Eine weitere Affinität hatte Kowalski VHS Kassetten gegenüber. Ich fragte ihn, aus einem wiederholten Anflug von Humor, ob er eine Kopie von Dirty Dancing noch gebrauchen könnte. Kowalskis aufschäumendes Interesse verwunderte mich etwas.
Kowalski: „Dirty was?“
Ich: „Dancing!“
Ich wollte gerade anfangen „I´ve had the time of my life“ zu singen, als er mich unterwies, jeden Porno den ich finden würde zum Kupfer zu legen. Es war nie ein Porno dabei, obwohl man nie wissen kann.
Einen von fünfzehn Mülltagen wurde ich der Altpapierkolonne zugeteilt, was einen neuen Fahrer bedeutete. Dieser Fahrer redete, im Gegensatz zu Kowalski, ununterbrochen. Was für mich bedeutete: No Sleep till Feierabend. Dieser Mann hatte eine Angewohnheit, die ich bisher nur von Frauen kannte. Er band unbekannte Personen in seine Reden ein, die er weder mit einer kleinen Erklärung noch mit Nachnamen versah. Bei Prominenz ist das ja auch kein Problem... So kam es, dass er im vorbeifahren erwähnte: "und hier wohnte Jürgen Fliege!" Bevor er weiter schwadronieren konnte, hakte ich nach.
Ich: „ DER Jürgen Fliege hat da mal gewohnt?“
Fahrer: "Ja, ich habe mit dem frührer Volleyball gespielt!“
Ich: „Hätte nie gedacht, dass ein Pastor Volleyball spielt!“
Fahrer: „Ja, der ging immer richtig zur Sache.“
So ging das eine ganze Weile. Ich fragte und der Fahrer antwortete, zu meinem wachsenden Erstaunen, wie selbstverständlich. Erst eine halbe Stunde später, als ich auf Flieges Buchtitel „Sehnsucht nach Heimat: Entdecke die Wurzeln, die dich tragen“ zu sprechen kam, wurde er stutzig.

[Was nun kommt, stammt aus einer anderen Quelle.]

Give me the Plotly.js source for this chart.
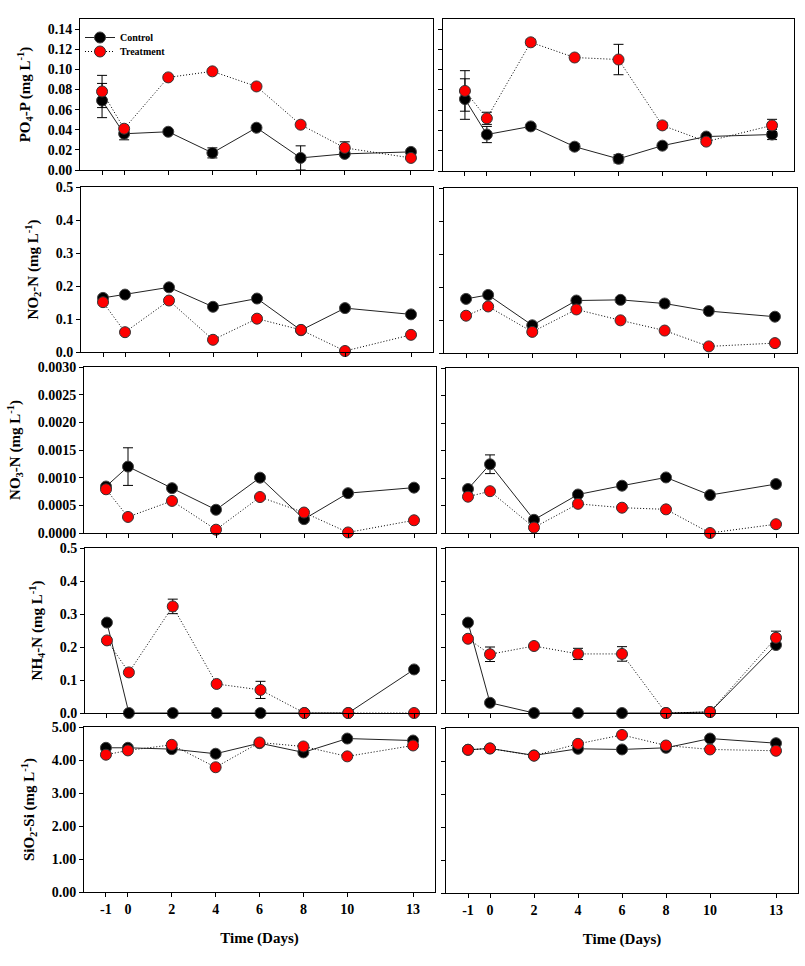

Fahrer: „Du meinst wohl den Fernsehprediger, Jürgen FLIEGE.“
Na klar meinte ich den. Später erfuhr ich, dass es um einen anderen, zivilen Jürgen ging, der fast genau so hieß… das kommt davon, wenn man nicht richtig zuhört oder man nicht vernünftig erklärt wer gemeint ist. Nach drei Wochen kam wieder ein Anruf aus der Teilzeitfirma. Ich hatte zwei unbezahlte Tage frei und am folgenden Mittwoch sollte ich in die Strothmann Brennerei. Weizenkorn ist gemeint, für alle mit einem besseren Geschmack.